As an example, Arthur Saldana, 55, and his wife Sylvia, 49, have been Diamond Resort International owners for several years. They owned a deeded week at the Sunterra London Bridge Resort in Havasu, Ariz., for about 10 years prior to Diamond Resorts International acquiring Sunterra in 2007.

The couple was persuaded to give up a deeded week, one that came with a deed that has a limited secondary market, in exchange for timeshare points that are non-deeded with no secondary market. During a series of five sales presentations over a five-year period, the Saldanas accumulated 30,000 Diamond Resorts International points that elevated them to gold status in 2013.

Sylvia Saldana said that she and her husband signed many contracts, and they thought they were actually helping their children. “We thought that after we paid off the Diamond mortgage our four children would only have to pay maintenance fees,” she said.

But maintenance fees increased to the point where they could no longer afford to own their points. The family soon found that they had to charge maintenance fees to their credit card in order to pay them.

The Saldanas had already taken out a $33,000 home equity loan from their credit union to reduce the high Diamond Resorts International loan interest rate, typically 14% to 18%.

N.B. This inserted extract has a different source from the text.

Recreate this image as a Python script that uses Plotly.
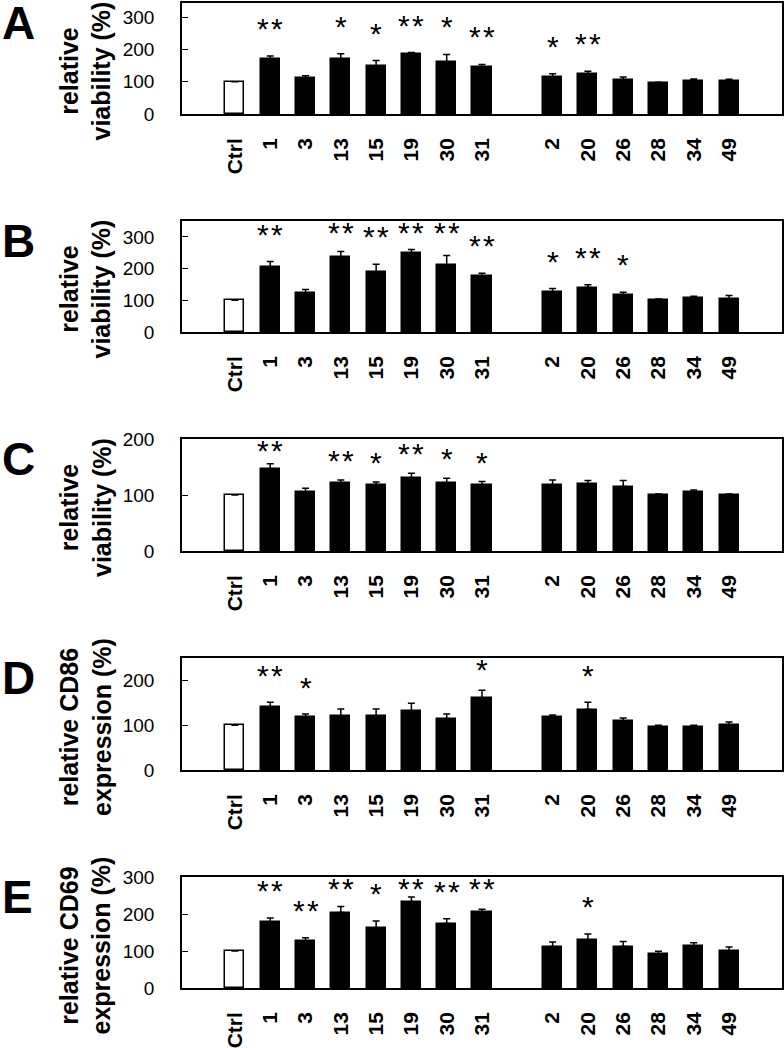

Worse, the children, now almost grown, say that they have no interest in timeshares.

At their last stay at a Diamond Resorts International resort in August 2015, Sylvia Saldana said that a sales agent tried to convince them to purchase another 10,000 points in order to achieve platinum level, which is 50,000 points (Remember they owned 30,000 points).

The sales agent explained that by being platinum, it would allow the couple to pay their maintenance fees with their points, as only platinum members are allowed to use their points to pay maintenance fees, Sylvia Saldana said.

At the time of the 2015 presentation, Diamond Resorts International’s FAQ indicated that as of that year, only platinum members could exchange points for a monetary credit toward the cost of their annual maintenance fees for their collection membership and points and/or dues for the club.

A Diamond Resorts International representative who gave her name as Pamela — these reps aren’t allowed by the company to provide their last names — confirmed that “only platinum members can use their points to pay maintenance fees. Any member can open a Barclaycard to pay fees.”

When we purchased our Diamond Resorts International contract, we were told that the practice of using points to pay maintenance fees isn’t encouraged due to the point value being reduced to pennies on the dollar if used to pay maintenance fees.

The sales agent aggressively tried to persuade the family to open a Diamond Resorts International credit card to pay for the additional points, despite the fact that they couldn’t afford the fees, Sylvia Saldana said.

Arthur Saldana became so angry, he left the presentation.

Fortunately, the couple realized that the credit card wasn’t a prudent solution to their problem.